Water woes in Lakeview

Residents angered by rate hike and lack of quality from New York American Water


Lakeview residents have had growing concerns with the New York American Water service in recent years, from the quality of water to the rate hike. “The underlying question is: “What happened to the water,” asked Viberta Caesar, chairwoman of Lakeview Council Inc. “When I first moved into the community, the water was not perfect, but it was much better than it is now.”

This was the main concern expressed during a public meeting hosted by the Council at Harold Walker Memorial Park on Feb. 5, and attended by members of NYAW, County Legislator Siela Bynoe and local residents.

Moses Thompson, the NYAW vice president of operations, said that the best way to resolve this issue is for the company to take a “holistic” approach. “You have to fix the source, which are the filters, and then you have to fix the water mains as well,” he said, explaining that some water mains are old.

John Kilpatrick, the company’s engineering manager, said NYAW had installed six new portable iron-removal treatment plants in 2016 in the Lynbrook District, which includes Lakeview.
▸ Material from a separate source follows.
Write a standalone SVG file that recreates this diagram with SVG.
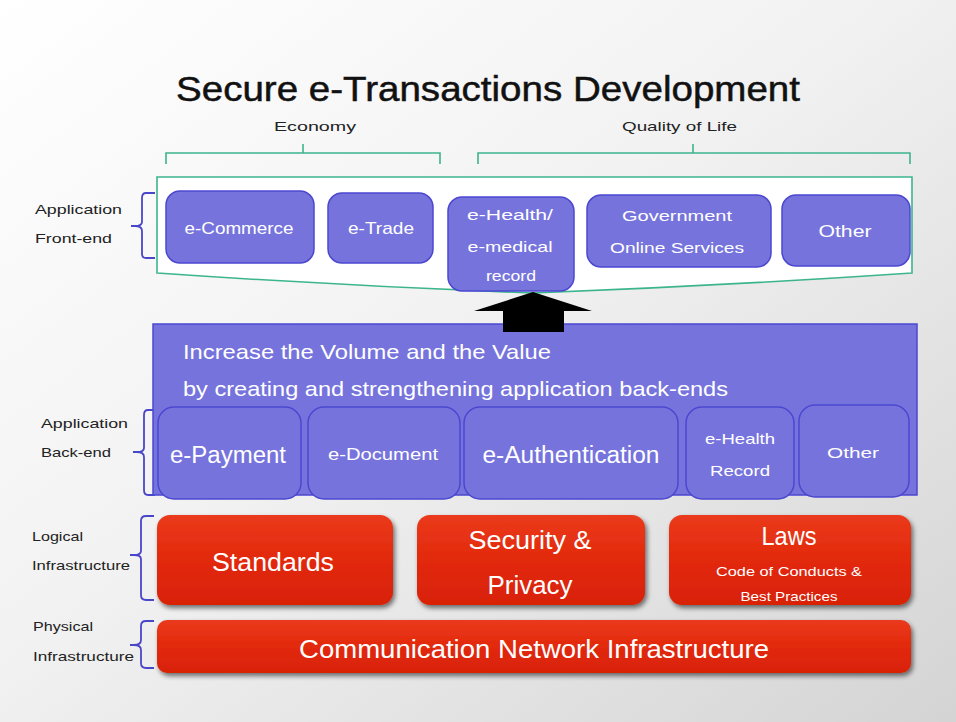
<svg xmlns="http://www.w3.org/2000/svg" width="956" height="722" viewBox="0 0 956 722">
  <defs>
    <linearGradient id="bg" x1="0" y1="0" x2="1" y2="1">
      <stop offset="0" stop-color="#ffffff"/>
      <stop offset="0.45" stop-color="#f2f2f2"/>
      <stop offset="1" stop-color="#d4d4d4"/>
    </linearGradient>
    <linearGradient id="redFill" x1="0" y1="0" x2="0" y2="1">
      <stop offset="0" stop-color="#ea3a1c"/>
      <stop offset="0.5" stop-color="#e2290b"/>
      <stop offset="1" stop-color="#d82206"/>
    </linearGradient>
    <filter id="shadow" x="-5%" y="-10%" width="115%" height="130%">
      <feGaussianBlur in="SourceAlpha" stdDeviation="2.5"/>
      <feOffset dx="2" dy="3" result="b"/>
      <feComponentTransfer><feFuncA type="linear" slope="0.55"/></feComponentTransfer>
      <feMerge><feMergeNode/><feMergeNode in="SourceGraphic"/></feMerge>
    </filter>
    <style>
      text { font-family: "Liberation Sans", "DejaVu Sans", sans-serif; }
      .title { font-size: 35px; fill: #111; stroke: #111; stroke-width: 0.5; }
      .cap { font-size: 13px; fill: #222; }
      .side { font-size: 13px; fill: #222; }
      .blue { fill: #7674dc; stroke: #4b47cf; stroke-width: 1.5; }
      .red { fill: url(#redFill); filter: url(#shadow); }
      .wt { fill: #ffffff; text-anchor: middle; }
      .bl { fill: #ffffff; }
      .green { fill: none; stroke: #3cb58e; stroke-width: 1.6; }
      .brace { fill: none; stroke: #4a46c8; stroke-width: 1.8; }
    </style>
  </defs>

  <!-- backdrop -->
  <rect x="0" y="0" width="956" height="722" fill="url(#bg)"/>

  <!-- heading and groupings -->
  <text class="title" x="176" y="101" textLength="624" lengthAdjust="spacingAndGlyphs">Secure e-Transactions Development</text>
  <text class="cap" x="274" y="131" textLength="82" lengthAdjust="spacingAndGlyphs">Economy</text>
  <text class="cap" x="622" y="131" textLength="115" lengthAdjust="spacingAndGlyphs">Quality of Life</text>
  <path class="green" d="M166,164 V153 H440 V164 M303,153 V144"/>
  <path class="green" d="M478,164 V153 H910 V164 M693,153 V144"/>

  <!-- side labels with braces -->
  <g id="label-frontend">
    <text class="side" x="35" y="214" textLength="87" lengthAdjust="spacingAndGlyphs">Application</text>
    <text class="side" x="35" y="243" textLength="77" lengthAdjust="spacingAndGlyphs">Front-end</text>
    <path class="brace" d="M155,193 H146 Q142,193 142,198 V222 Q142,226 135,226 H131 M135,226 Q142,226 142,231 V254 Q142,258 146,258 H155"/>
  </g>
  <g id="label-backend">
    <text class="side" x="41" y="428" textLength="87" lengthAdjust="spacingAndGlyphs">Application</text>
    <text class="side" x="41" y="457" textLength="70" lengthAdjust="spacingAndGlyphs">Back-end</text>
    <path class="brace" d="M155,410 H148 Q144,410 144,415 V448 Q144,452 137,452 H133 M137,452 Q144,452 144,457 V490 Q144,495 148,495 H155"/>
  </g>
  <g id="label-logical">
    <text class="side" x="32" y="541" textLength="51" lengthAdjust="spacingAndGlyphs">Logical</text>
    <text class="side" x="32" y="570" textLength="98" lengthAdjust="spacingAndGlyphs">Infrastructure</text>
    <path class="brace" d="M154,516 H146 Q141,516 141,521 V551 Q141,555 134,555 H130 M134,555 Q141,555 141,559 V595 Q141,600 146,600 H154"/>
  </g>
  <g id="label-physical">
    <text class="side" x="33" y="631" textLength="60" lengthAdjust="spacingAndGlyphs">Physical</text>
    <text class="side" x="33" y="661" textLength="101" lengthAdjust="spacingAndGlyphs">Infrastructure</text>
    <path class="brace" d="M154,621 H146 Q141,621 141,626 V640 Q141,645 134,645 H130 M134,645 Q141,645 141,650 V663 Q141,668 146,668 H154"/>
  </g>

  <!-- front-end panel -->
  <g id="frontend-panel">
    <path d="M157,177 H912 V273 Q720,286 533,293 Q345,286 157,273 Z" fill="#ffffff" stroke="#3cb58e" stroke-width="1.6"/>
  </g>

  <g id="node-ecommerce">
    <rect class="blue" x="166" y="191" width="148" height="72" rx="14"/>
    <text class="wt" x="239" y="234" font-size="17" textLength="109" lengthAdjust="spacingAndGlyphs">e-Commerce</text>
  </g>
  <g id="node-etrade">
    <rect class="blue" x="328" y="193" width="105" height="70" rx="14"/>
    <text class="wt" x="381" y="234" font-size="17" textLength="66" lengthAdjust="spacingAndGlyphs">e-Trade</text>
  </g>
  <g id="node-ehealth">
    <rect class="blue" x="448" y="197" width="126" height="94" rx="14"/>
    <text class="wt" x="510" y="220" font-size="14" textLength="86" lengthAdjust="spacingAndGlyphs">e-Health/</text>
    <text class="wt" x="510" y="252" font-size="14" textLength="85" lengthAdjust="spacingAndGlyphs">e-medical</text>
    <text class="wt" x="511" y="281" font-size="14" textLength="50" lengthAdjust="spacingAndGlyphs">record</text>
  </g>
  <g id="node-government">
    <rect class="blue" x="587" y="195" width="184" height="72" rx="14"/>
    <text class="wt" x="677" y="221" font-size="15" textLength="110" lengthAdjust="spacingAndGlyphs">Government</text>
    <text class="wt" x="677" y="253" font-size="15" textLength="134" lengthAdjust="spacingAndGlyphs">Online Services</text>
  </g>
  <g id="node-other-front">
    <rect class="blue" x="782" y="195" width="128" height="71" rx="14"/>
    <text class="wt" x="845" y="237" font-size="16" textLength="53" lengthAdjust="spacingAndGlyphs">Other</text>
  </g>

  <!-- back-end band -->
  <g id="backend-panel">
    <rect x="153" y="324" width="764" height="171" fill="#7674dc" stroke="#4b47cf" stroke-width="1.5"/>
    <text class="bl" x="183" y="359" font-size="21" textLength="368" lengthAdjust="spacingAndGlyphs">Increase the Volume and the Value</text>
    <text class="bl" x="183" y="396" font-size="21" textLength="545" lengthAdjust="spacingAndGlyphs">by creating and strengthening application back-ends</text>
  </g>

  <!-- upward arrow linking back-ends to front-ends -->
  <g id="connectors">
    <path d="M503,332 V311 H474 L533,292 L592,311 H564 V332 Z" fill="#000000"/>
  </g>

  <g id="node-epayment">
    <rect class="blue" x="158" y="407" width="143" height="92" rx="16"/>
    <text class="wt" x="228" y="463" font-size="23" textLength="116" lengthAdjust="spacingAndGlyphs">e-Payment</text>
  </g>
  <g id="node-edocument">
    <rect class="blue" x="308" y="407" width="152" height="92" rx="16"/>
    <text class="wt" x="383" y="460" font-size="16" textLength="110" lengthAdjust="spacingAndGlyphs">e-Document</text>
  </g>
  <g id="node-eauthentication">
    <rect class="blue" x="464" y="407" width="214" height="92" rx="16"/>
    <text class="wt" x="571" y="463" font-size="23" textLength="177" lengthAdjust="spacingAndGlyphs">e-Authentication</text>
  </g>
  <g id="node-ehealth-record">
    <rect class="blue" x="686" y="407" width="108" height="92" rx="16"/>
    <text class="wt" x="740" y="444" font-size="15" textLength="70" lengthAdjust="spacingAndGlyphs">e-Health</text>
    <text class="wt" x="740" y="476" font-size="15" textLength="60" lengthAdjust="spacingAndGlyphs">Record</text>
  </g>
  <g id="node-other-back">
    <rect class="blue" x="799" y="405" width="110" height="92" rx="16"/>
    <text class="wt" x="853" y="458" font-size="15" textLength="52" lengthAdjust="spacingAndGlyphs">Other</text>
  </g>

  <!-- logical infrastructure -->
  <g id="node-standards">
    <rect class="red" x="157" y="515" width="236" height="90" rx="13"/>
    <text class="wt" x="273" y="571" font-size="26" textLength="122" lengthAdjust="spacingAndGlyphs">Standards</text>
  </g>
  <g id="node-security">
    <rect class="red" x="417" y="515" width="228" height="90" rx="13"/>
    <text class="wt" x="530" y="549" font-size="26" textLength="123" lengthAdjust="spacingAndGlyphs">Security &amp;</text>
    <text class="wt" x="530" y="594" font-size="26" textLength="85" lengthAdjust="spacingAndGlyphs">Privacy</text>
  </g>
  <g id="node-laws">
    <rect class="red" x="669" y="515" width="242" height="90" rx="13"/>
    <text class="wt" x="789" y="545" font-size="25" textLength="55" lengthAdjust="spacingAndGlyphs">Laws</text>
    <text class="wt" x="789" y="576" font-size="13" textLength="146" lengthAdjust="spacingAndGlyphs">Code of Conducts &amp;</text>
    <text class="wt" x="789" y="601" font-size="13" textLength="97" lengthAdjust="spacingAndGlyphs">Best Practices</text>
  </g>

  <!-- physical infrastructure -->
  <g id="node-network">
    <rect class="red" x="157" y="620" width="754" height="53" rx="10"/>
    <text class="wt" x="534" y="658" font-size="26" textLength="470" lengthAdjust="spacingAndGlyphs">Communication Network Infrastructure</text>
  </g>
</svg>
The community’s new plant, located on Chautauqua Avenue, provides 2 million gallons of water daily to more than 3,000 homes in Lakeview.

“We’re working from every angle to make sure that people have good water quality,” Kilpatrick said. “Our absolute objective is to help the most customers that we can out here.”

Caesar, who voiced the concerns of many residents, said that, on average, homeowners have used the same amount of water year to year, but the cost has increased “astronomically.”

“It’s not a true representation of how they’re using their water, or the quality of the water that they’re getting for such a high price,” she said.

Kilpatrick said that Lakeview’s plant, which is a part of the added expenses for residents, cost $1.5 million. Additionally, NYAW reported last July that roughly a half-mile of water main was replaced on Langdon Boulevard as part of a $370,000 investment in the community’s infrastructure.

Another part of the new expenses stems from the $3.6 million rate increase that took effect last June, which was granted by the state Public Service Commission.

Mike Nofi, a water-quality manager for the company, said that he has tested water in Lakeview’s service area for more than 25 years. “The total amount of iron that we see in the system is much less than it was 15 to 20 years ago,” he said.

Some residents questioned why pipes were replaced in one area of the community rather than others, where discolored water still exists. “There’s a lot that goes into our water main replacement schedule other than concerns of an old [water] main,” Nofi explained. “It’s about the age of the main, but it’s also about its leak history and the water quality.”

As part of the company’s annual system maintenance program, Kilpatrick explained that American Water does 40 to 50 periodic flushes in Lakeview throughout the year to clean out any buildup in the water pipes.

Lamar Ramsey, a water resources specialist with Aqua Right, who lives in Lakeview, said that as worried as residents are, discolored water isn’t the biggest concern. Ramsey said he has tested water in other communities and has found nitrates, a compound that can be dangerous to a person’s health.

“It’s what you can’t see that you should be worried about,” he said. “American Water is one of the best companies that you guys can have, but we have stay on them because that’s the only way we’re going to get piping in the system changed.”

Bynoe, who helped to coordinate the public meeting, said that some of the company’s recent investments were driven by residents’ complaints. “American Water came out, tested the water, and they modified their plan to make sure they could address the issue,” Bynoe said. “If you don’t call, they’re not going to be aware. We are stronger together, we have to hear your voice.”

“Calling our customer service line definitely helps us understand where those issues are, and we’ll do what we can to address them,” Kilpatrick said.